Au début de l’audience, le conseil du demandeur d’asile a demandé une remise de six semaines afin que le demandeur d’asile puisse communiquer avec un avocat au Pakistan pour faire des recherches supplémentaires sur la façon dont le PRI [procès-verbal introductif (FIR)] a été jugé frauduleux. Le tribunal a rejeté cette demande au motif que le demandeur d’asile a eu trois semaines pour mener sa propre enquête. Le demandeur d’asile a été informé du résultat le 21 février 2005 et savait que son audience aurait lieu le 15 mars 2005. Le tribunal préfère la preuve fournie par le Haut-commissariat du Canada et accepte ses conclusions, à savoir que le PRI [FIR] et le mandat sont frauduleux.

 

 

La question en litige

La façon dont la Commission a traité la demande d’ajournement du demandeur constitue-t-elle un manquement aux règles de justice naturelle?

 

Analyse

[11]           Le refus d’accorder un ajournement, lorsque l’équité l’exige, constitue un manquement aux règles de justice naturelle. Selon le Administrative Law (3e édition) de Mullan, au paragraphe 170,  un manquement à ces règles se produit lorsque l’ajournement est demandé de façon raisonnable par un parti qui sollicite l’occasion de donner suite à une nouvelle question litigieuse ou d’examiner des preuves décisives qui ont été présentées à l’audience. Le précédent jurisprudentiel invoqué à l’appui de cette affirmation est Pal c. Canada (Ministre de l’Emploi et de l’Immigration), [1993] A.C.F. no 1301.

 

[12]           La justification du rejet de la demande d’ajournement du demandeur en l’espèce était que ce dernier avait eu trois semaines pour effectuer sa propre enquête au sujet des documents contestés. Apparemment, la Commission a estimé que le demandeur ou son avocat avait entrepris cette enquête de façon un peu tardive et que par conséquent, aucune autre faveur ne serait accordée. Il est possible de tirer une autre conclusion de la décision de la Commission, soit qu’elle estimait que toute enquête supplémentaire ne serait rien de plus qu’une perte de temps parce que le rapport du consulat était incontestable.

 

[13]           La Commission avait l’obligation de traiter la demande d’ajournement de façon rationnelle.
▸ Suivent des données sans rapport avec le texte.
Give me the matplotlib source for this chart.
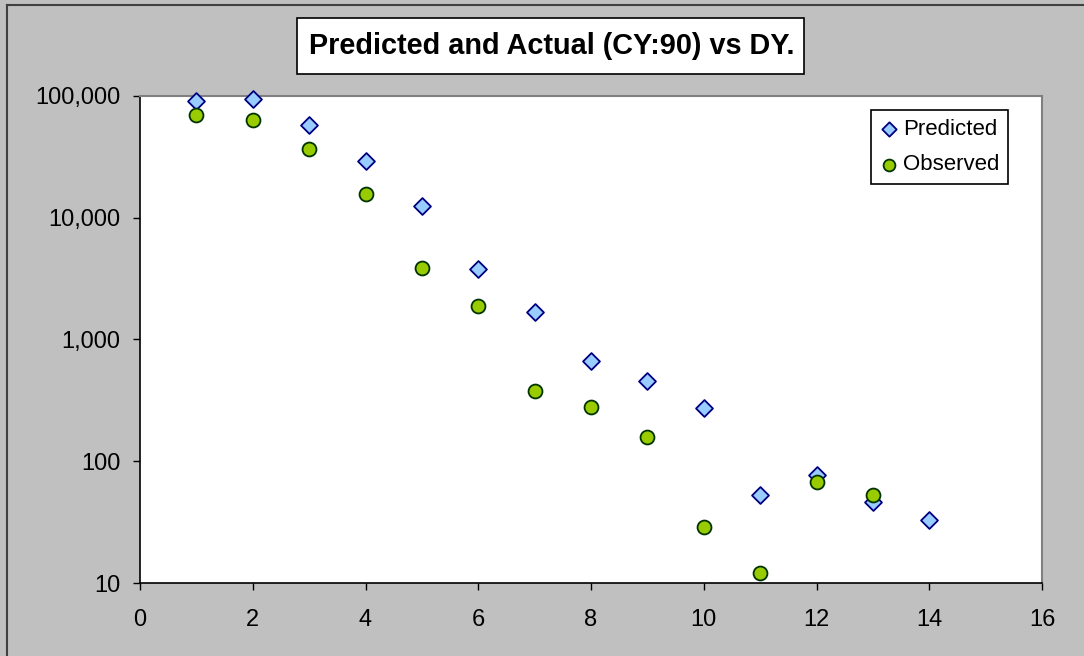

Elle s’était accordée presque huit mois pour effectuer sa propre évaluation des documents et avait ajourné l’audience deux fois en attendant d’obtenir les résultats. En l’espèce, l’authenticité des documents présentés était fondamentale pour le demandeur et constituait un aspect déterminant de la décision de la Commission. Le fait de refuser un court ajournement au demandeur était manifestement injuste et contrevenait aux exigences énoncées à l’article 170 de la Loi sur l’immigration et la protection des réfugiés (LIPR), qui prévoit qu’un demandeur doit avoir la possibilité de présenter des éléments de preuve.

 

[14]           Les motifs de la Commission justifiant le rejet de la requête d’ajournement ne tenaient pas compte non plus des éléments à considérer, tels qu’énoncés à l’article 48 des Règles de la Section de la protection des réfugiés, pour l’exercice du pouvoir discrétionnaire en matière d’ajournement, particulièrement des éléments 4e), 4h), 4i), 4j) et 4k). Si la Commission avait tenu compte de ces éléments et les avait mis en pratique, l’ajournement aurait certainement été accordé. Le fait que la Commission n’ait pas tenu compte de ces éléments dans l’exercice de son pouvoir discrétionnaire constitue une erreur de droit. Comme cette erreur touche le contenu de l’obligation d’équité procédurale, la norme de contrôle qui s’applique en l’espèce est la décision correcte, qui ne nécessite pas une analyse pragmatique et fonctionnelle : voir Ha c. Canada (Ministre de la Citoyenneté et de l’Immigration), 2004 CAF 49, [2004] 3 R.C.F. 195, [2004] A.C.F. no 174 (C.A.F.).

 

[15]           Par conséquent, je n’ai pas à examiner les autres arguments du demandeur et la décision de la Commission sera annulée. L’affaire sera renvoyée devant un tribunal différemment constitué pour un nouvel examen.

 

 

 

JUGEMENT

 

LA COUR STATUE que : la demande est accueillie et que l’affaire est renvoyée devant un tribunal différemment constitué pour un nouvel examen.

 

 

 

                                                                                                «  R. L. Barnes »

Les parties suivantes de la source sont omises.